Really, a two week long high tide?

Just leave it be. Anyway, he does some hocus pocus and tells Aurelius to keep an eye on the tides. So once the rocks slip under the water, Aurelius takes Dorigen to the shore and shows her that the rocks are gone. Now Dorigen has two options: 1) she could tell Aurelius that she was trying to let him down easy by giving him an impossible task to prove himself, or B) she could keep her word. She tells him to give her some time. She then uses that time to give a little speech about the inconstancy of women. Meanwhile, Averagus notices that his wife is out of sorts and asks her what the deal is. She tells him the story so far and Averagus says that she ought to keep her word, ie sleep with Aurelius, because apparently breaking a promise is worse than adultery. When Dorigen tells Aurelius that she'll sleep with him, Aurelius can see how uncomfortable he's made her and releases her from her promise. But then he has to go back to the magician and see if he can work out an installment plan, but the magician, seeing that Aurelius didn't get what he wanted out of the arrangement agrees to forgive the debt, because, again, he didn't actually do anything. Which leaves us with the question, who's the most generous?

How'd Lucas Like the Franklin's Tale?

Well, if there's one thing that this puts to rest it's the question of whether Chaucer intended for the Squire's Tale to be incomplete. Clearly the Franklin is responding as if the Squire had told a complete story. It does leave open the question of the sincerity of the Squire's Tale, but let's talk about the Franklin's Tale itself.
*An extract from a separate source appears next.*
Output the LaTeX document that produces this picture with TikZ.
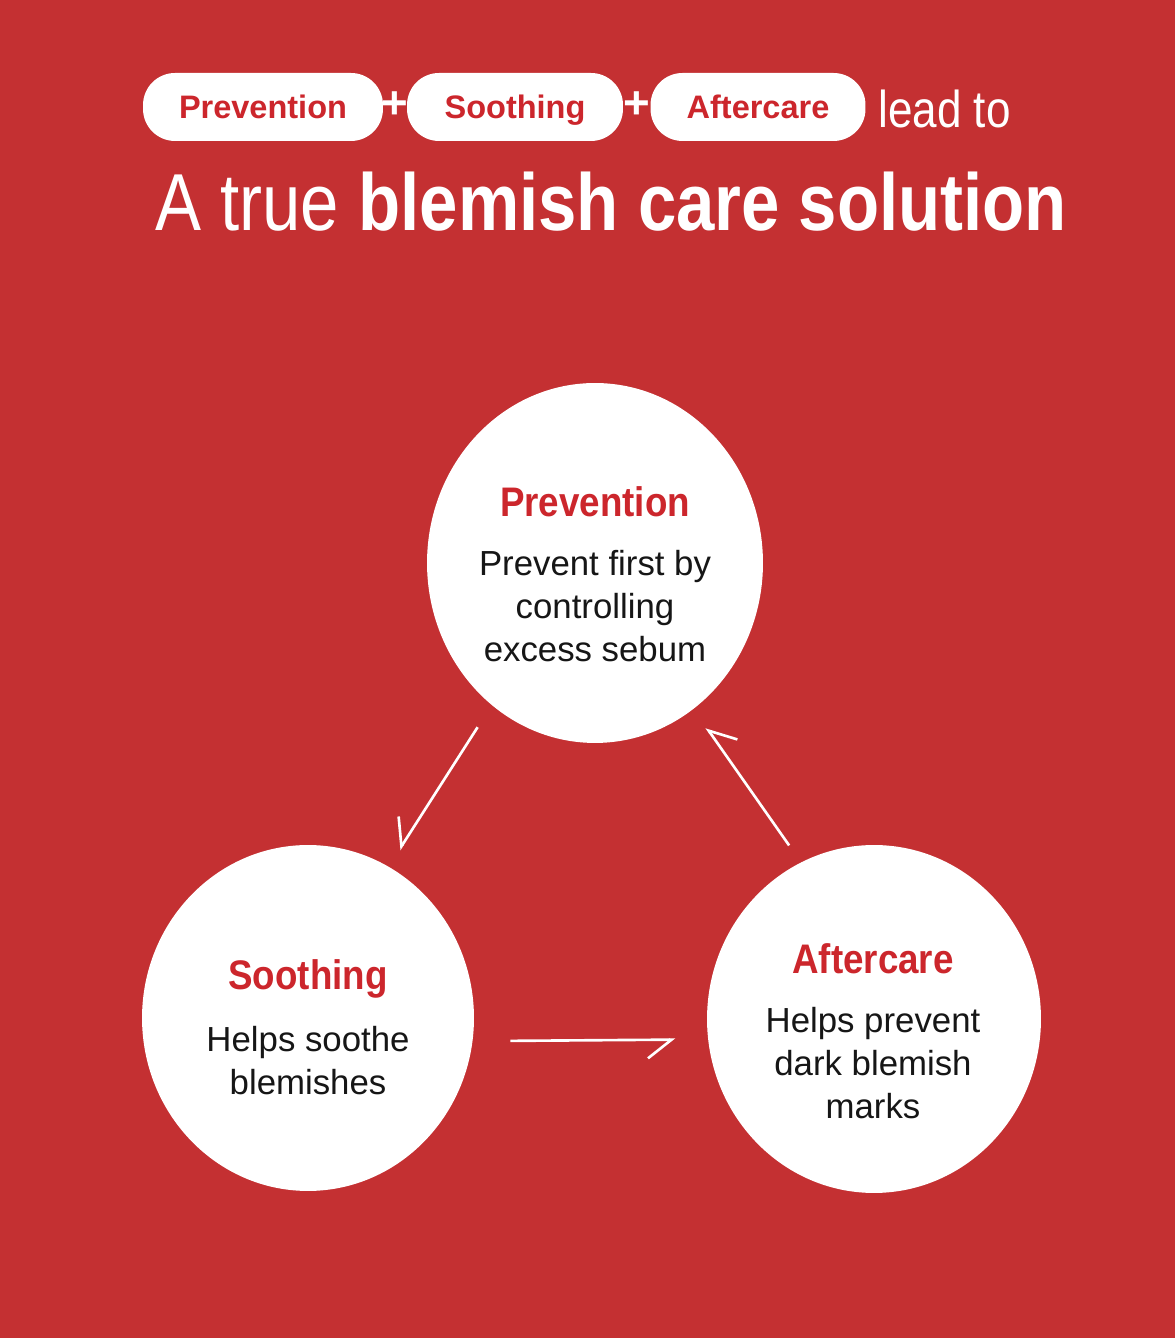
\documentclass[tikz,border=0pt]{standalone}
\usepackage{fontspec}
\setmainfont{Liberation Sans}
\usetikzlibrary{arrows.meta, positioning, shapes.geometric}
\definecolor{bgred}{RGB}{196,48,50}
\definecolor{headred}{RGB}{204,38,44}
\definecolor{ink}{RGB}{22,22,22}
\tikzset{
  pill/.style={fill=white, rounded corners=0.64cm, minimum height=1.36cm, inner sep=0pt,
    text height=16.5pt, text depth=3.8pt,
    text=headred, font=\bfseries\fontsize{18.5}{22}\selectfont},
  plus/.style={text=white, inner sep=0pt, font=\bfseries\fontsize{26}{28}\selectfont},
  bubble/.style={ellipse, fill=white, inner sep=0pt},
  bubtitle/.style={anchor=base, text=headred, xscale=0.89, inner sep=0pt,
    font=\bfseries\fontsize{23.5}{28}\selectfont},
  bubtext/.style={align=center, text=ink, inner sep=0pt, font=\fontsize{19.8}{24.4}\selectfont},
  flow/.style={draw=white, line width=1.5pt, -{Straight Barb[right, angle=76:0.6cm]}},
}

\begin{document}
\begin{tikzpicture}[x=0.02cm, y=0.02cm]
    \fill[bgred] (0,0) rectangle (1175,1338);
    \useasboundingbox (0,0) rectangle (1175,1338);

    % header line
    \node[pill, minimum width=4.8cm] (H1) at (263,1231) {Prevention};
    \node[pill, minimum width=4.32cm] (H2) at (515,1231) {Soothing};
    \node[pill, minimum width=4.3cm] (H3) at (758,1231) {Aftercare};
    \node[plus] (plus1) at (395,1233) {+};
    \node[plus] (plus2) at (637,1233) {+};
    \node[anchor=west, text=white, xscale=0.85, inner sep=0pt,
      font=\fontsize{29.5}{34}\selectfont] (lead) at (878,1229) {lead to};
    \node[anchor=west, text=white, xscale=0.853, inner sep=0pt,
      font=\fontsize{46}{52}\selectfont]
      (headline) at (155,1136) {A true \textbf{blemish care solution}};

    % the three steps
    \node[bubble, minimum width=6.72cm, minimum height=7.2cm] (P) at (595,775) {};
    \node[bubble, minimum width=6.64cm, minimum height=6.92cm] (S) at (308,320) {};
    \node[bubble, minimum width=6.68cm, minimum height=6.96cm] (A) at (874,319) {};

    \node[bubtitle] (Ptitle) at (595,821) {Prevention};
    \node[bubtext] (Ptext) at (595,732) {Prevent first by\\controlling\\excess sebum};
    \node[bubtitle] (Stitle) at (308,348) {Soothing};
    \node[bubtext] (Stext) at (308,277) {Helps soothe\\blemishes};
    \node[bubtitle] (Atitle) at (873,364) {Aftercare};
    \node[bubtext] (Atext) at (873,275) {Helps prevent\\dark blemish\\marks};

    \draw[flow, shorten <=0.52cm, shorten >=0.4cm] (P.234.5) -- (S.62.6);
    \draw[flow, shorten <=0.75cm, shorten >=0.65cm] (S.352.6) -- (A.187.2);
    \draw[flow, shorten <=0.41cm, shorten >=0.45cm] (A.115.8) -- (P.304.7);
\end{tikzpicture}
\end{document}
As he has for a few of the other tales, David Lawton (the editor of this edition) describes this tale as operating on fairy tale logic. That is to say that a promise, once given, cannot be broken. I don't know that I would agree in this case. I mean, sure, I clowned on Aurelius and Dorigen for treating her promise as a legitimate verbal contract in the synopsis, but it's pretty clear that the characters take giving their word seriously. Maybe too seriously, but it seems more like a story about not promising more than you're willing to deliver. Dorigen isn't willing to sleep with Aurelius, Aurelius can't afford to hire the magician, and the magician is a fraud.

Also, does it count as a twist that even though Aurelius prays to Apollo to intercede on his behalf with Diana, everything in the story has a natural explanation? I mean, the gods have already shown themselves plenty willing to intervene in human affairs in both the Knight's Tale and the Merchant's Tale, but there isn't so much as a response to Aurelius's prayer. In any case, that does give it a more modern feel even if it still has all the same medieval trappings as the rest of The Canterbury Tales.

However, on the whole I'm not particularly taken with the Franklin's Tale. Maybe it's the fact that once again we see a return of St. Jerome's Against Jovinian (when Dorigen talks about woeful stories of women), maybe it's the fact that it follows a more fantastical story and manages to be the more ridiculous of the two. Maybe it's the fact that the Franklin ends the story by framing it as a parable about generosity and forgiveness rather than as being one about being careful about what you promise people. It's perfectly fine, but nothing special.

The Outro

Well, that's the fifth fragment. Next month I'll be taking a break (since the final Monday of December falls between Christmas and the New Year), but Whan That Month will return on the final Monday of January.